The morning began much the same which meant I arrived far too early - I honestly tried to arrive later but getting up with the Daughter means I have a long time to kill. I'll try harder tomorrow.

Although I tend to discuss the things I've seen there are, of course, lots of other things going on, there's always at least two things running simultaneously and if you want a real clue, go to the website and look at the programme.

So today we started with Simon Beaufoy. And what an nice intelligent guy he is. He was talking about the screenwriter as diplomat, there hoops you have to jump through to keep the project moving because it's the stalled project that doesn't made.

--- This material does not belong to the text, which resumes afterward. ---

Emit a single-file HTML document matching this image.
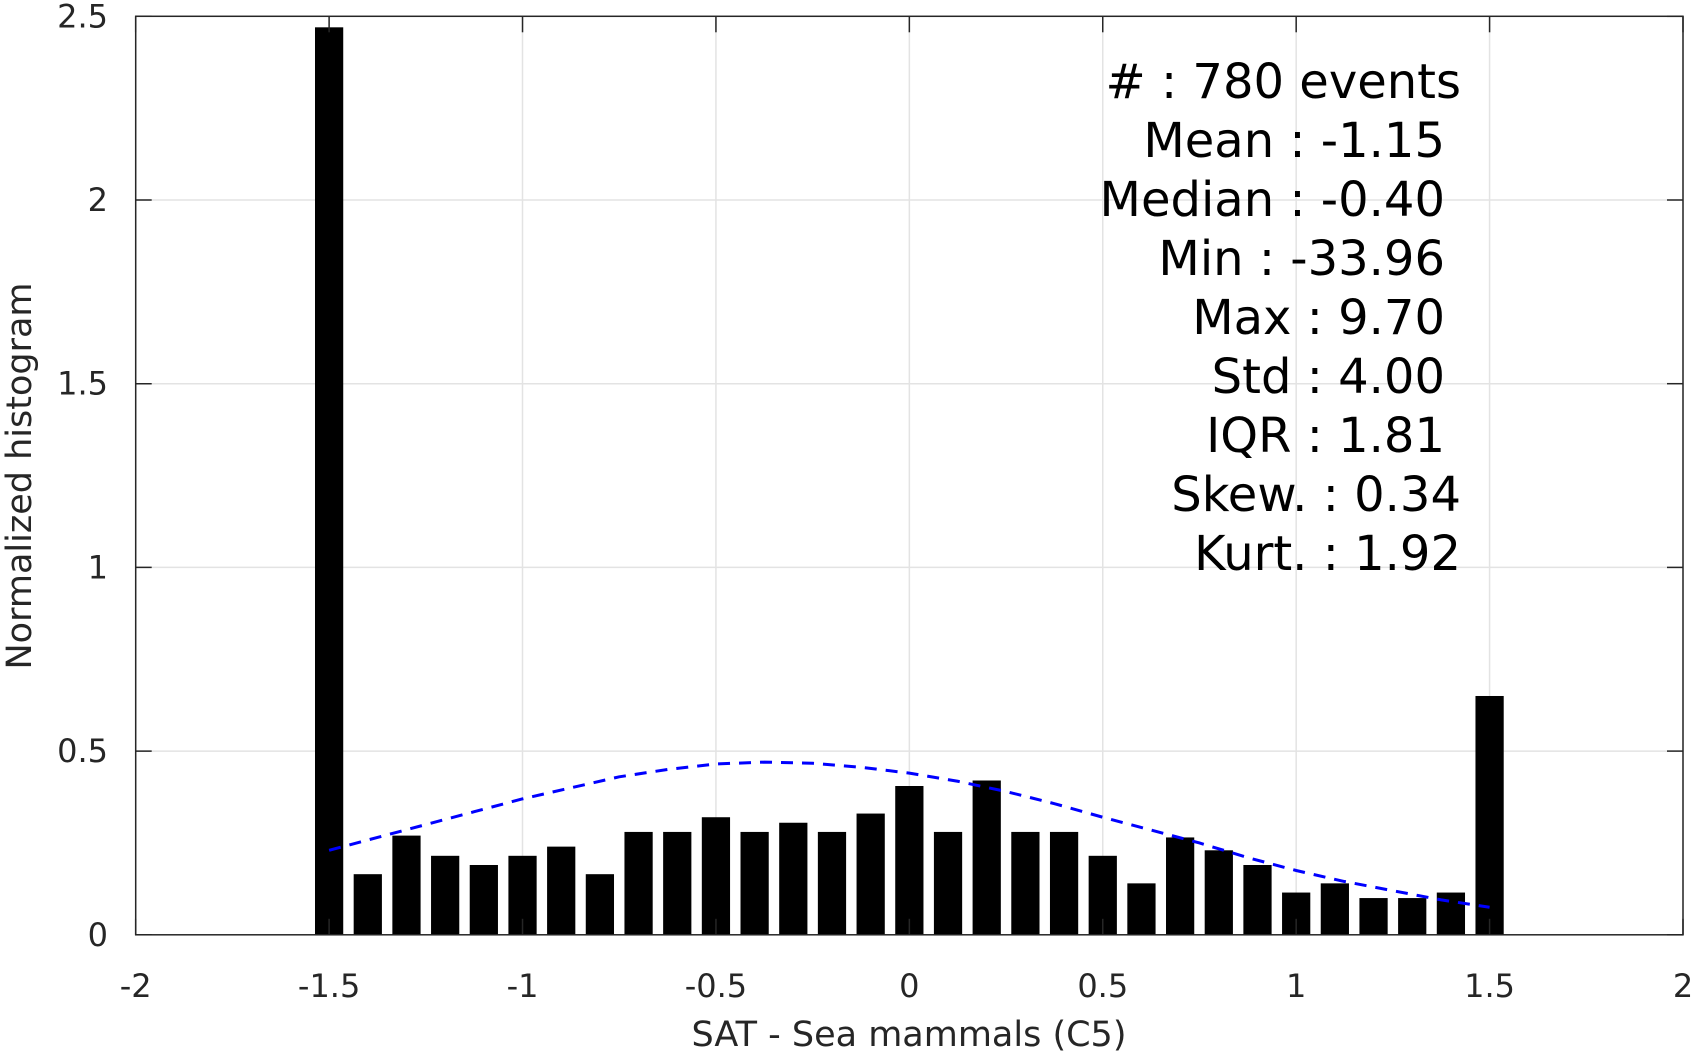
<!DOCTYPE html>
<html><head><meta charset="utf-8"><style>body{margin:0;background:#fff}svg{display:block}text{font-family:"DejaVu Sans","Liberation Sans",sans-serif;fill:#262626}</style></head>
<body>
<svg id="chart" width="1703" height="1053" xmlns="http://www.w3.org/2000/svg">
<g id="grid"></g>
<g id="bars"></g>
<g id="curve"></g>
<g id="axes"></g>
<g id="stats"></g>
<text x="909" y="1046" font-size="35" text-anchor="middle">SAT - Sea mammals (C5)</text>
<text transform="translate(31,476) rotate(-90)" font-size="35" text-anchor="middle">Normalized histogram</text>
</svg>
<script>
const binCenters=[-1.5,-1.4,-1.3,-1.2,-1.1,-1.0,-0.9,-0.8,-0.7,-0.6,-0.5,-0.4,-0.3,-0.2,-0.1,0,0.1,0.2,0.3,0.4,0.5,0.6,0.7,0.8,0.9,1.0,1.1,1.2,1.3,1.4,1.5];
const binValues=[2.47,0.165,0.27,0.215,0.19,0.215,0.24,0.165,0.28,0.28,0.32,0.28,0.305,0.28,0.33,0.405,0.28,0.42,0.28,0.28,0.215,0.14,0.265,0.23,0.19,0.115,0.14,0.1,0.1,0.115,0.65];
const curveX=[-1.5,-1.375,-1.25,-1.125,-1.0,-0.875,-0.75,-0.625,-0.5,-0.375,-0.25,-0.125,0,0.125,0.25,0.375,0.5,0.625,0.75,0.875,1.0,1.125,1.25,1.375,1.5];
const curveY=[0.23,0.265,0.30,0.335,0.37,0.40,0.43,0.45,0.465,0.47,0.467,0.456,0.44,0.418,0.39,0.357,0.32,0.285,0.25,0.21,0.175,0.145,0.12,0.095,0.075];
const xTicks=[-2,-1.5,-1,-0.5,0,0.5,1,1.5,2];
const xTickLabels=["-2","-1.5","-1","-0.5","0","0.5","1","1.5","2"];
const yTicks=[0,0.5,1,1.5,2,2.5];
const yTickLabels=["0","0.5","1","1.5","2","2.5"];
const statLines=["#  : 780 events","Mean : -1.15","Median : -0.40","Min : -33.96","Max : 9.70","Std : 4.00","IQR : 1.81","Skew. : 0.34","Kurt. : 1.92"];
const L=135.7,R=1683,T=16.3,B=934.8;
const xS=v=>L+(v+2)/4*(R-L);
const yS=v=>B-v/2.5*(B-T);
const NS="http://www.w3.org/2000/svg";
function mk(tag,parent,attrs){const e=document.createElementNS(NS,tag);for(const k in attrs)e.setAttribute(k,attrs[k]);parent.appendChild(e);return e;}
const grid=document.getElementById('grid'),bars=document.getElementById('bars'),axes=document.getElementById('axes'),curve=document.getElementById('curve'),stats=document.getElementById('stats');
xTicks.forEach((t,i)=>{
 const g=mk('line',grid,{x1:xS(t),x2:xS(t),y1:T,y2:B,stroke:'#e3e3e3','stroke-width':1.5});
 
 
 const a=mk('line',axes,{x1:xS(t),x2:xS(t),y1:B,y2:B-16,stroke:'#262626','stroke-width':1.5});
 
 
 const b=mk('line',axes,{x1:xS(t),x2:xS(t),y1:T,y2:T+16,stroke:'#262626','stroke-width':1.5});
 
 
 const l=mk('text',axes,{x:xS(t),y:997,'font-size':32,'text-anchor':'middle'});
 l.textContent=xTickLabels[i];
 
 
});
yTicks.forEach((t,i)=>{
 const g=mk('line',grid,{x1:L,x2:R,y1:yS(t),y2:yS(t),stroke:'#e3e3e3','stroke-width':1.5});
 
 
 const a=mk('line',axes,{x1:L,x2:L+16,y1:yS(t),y2:yS(t),stroke:'#262626','stroke-width':1.5});
 
 
 const b=mk('line',axes,{x1:R,x2:R-16,y1:yS(t),y2:yS(t),stroke:'#262626','stroke-width':1.5});
 
 
 const l=mk('text',axes,{x:108,y:yS(t)+11,'font-size':32,'text-anchor':'end'});
 l.textContent=yTickLabels[i];
 
 
});
const bw=0.073*(R-L)/4;
binCenters.forEach((c,i)=>{
 const r=mk('rect',bars,{x:xS(c)-bw/2,y:yS(binValues[i]),width:bw,height:B-yS(binValues[i]),fill:'#000'});
 
 
});
const p=mk('polyline',curve,{points:curveX.map((x,i)=>xS(x)+','+yS(curveY[i])).join(' '),fill:'none',stroke:'#0000ff','stroke-width':3,'stroke-dasharray':'12,9'});


const box=mk('rect',axes,{x:L,y:T,width:R-L,height:B-T,fill:'none',stroke:'#262626','stroke-width':1.5});


const rights=[1461,1445,1445,1445,1445,1445,1445,1461,1461];
statLines.forEach((s,i)=>{
 const t=mk('text',stats,{x:rights[i],y:98+i*59,'font-size':48,'text-anchor':'end','xml:space':'preserve'});
 t.style.fill='#000';
 t.textContent=s;
 
 
});
</script>
</body></html>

Useful takeaways included: if you're in a major project and you're going to be getting notes from the suits (and they do have a right to give them - it's their money and they are rarely stupid) then make sure that those notes are prepared in advance into one document and sent a week before the meeting.

As a writer you are entitled to insist on this, and it means several things: (a) they don't hit you with the notes unprepared; (b) you can get upset and calm down in the privacy of your own office; (c) they have to make sure the collected notes make sense and aren't self-contradictory. These are all good things.

He also pointed out that the smaller the budget the more creative control you, as the writer, have. Kind of self-evident, but only when you think about it.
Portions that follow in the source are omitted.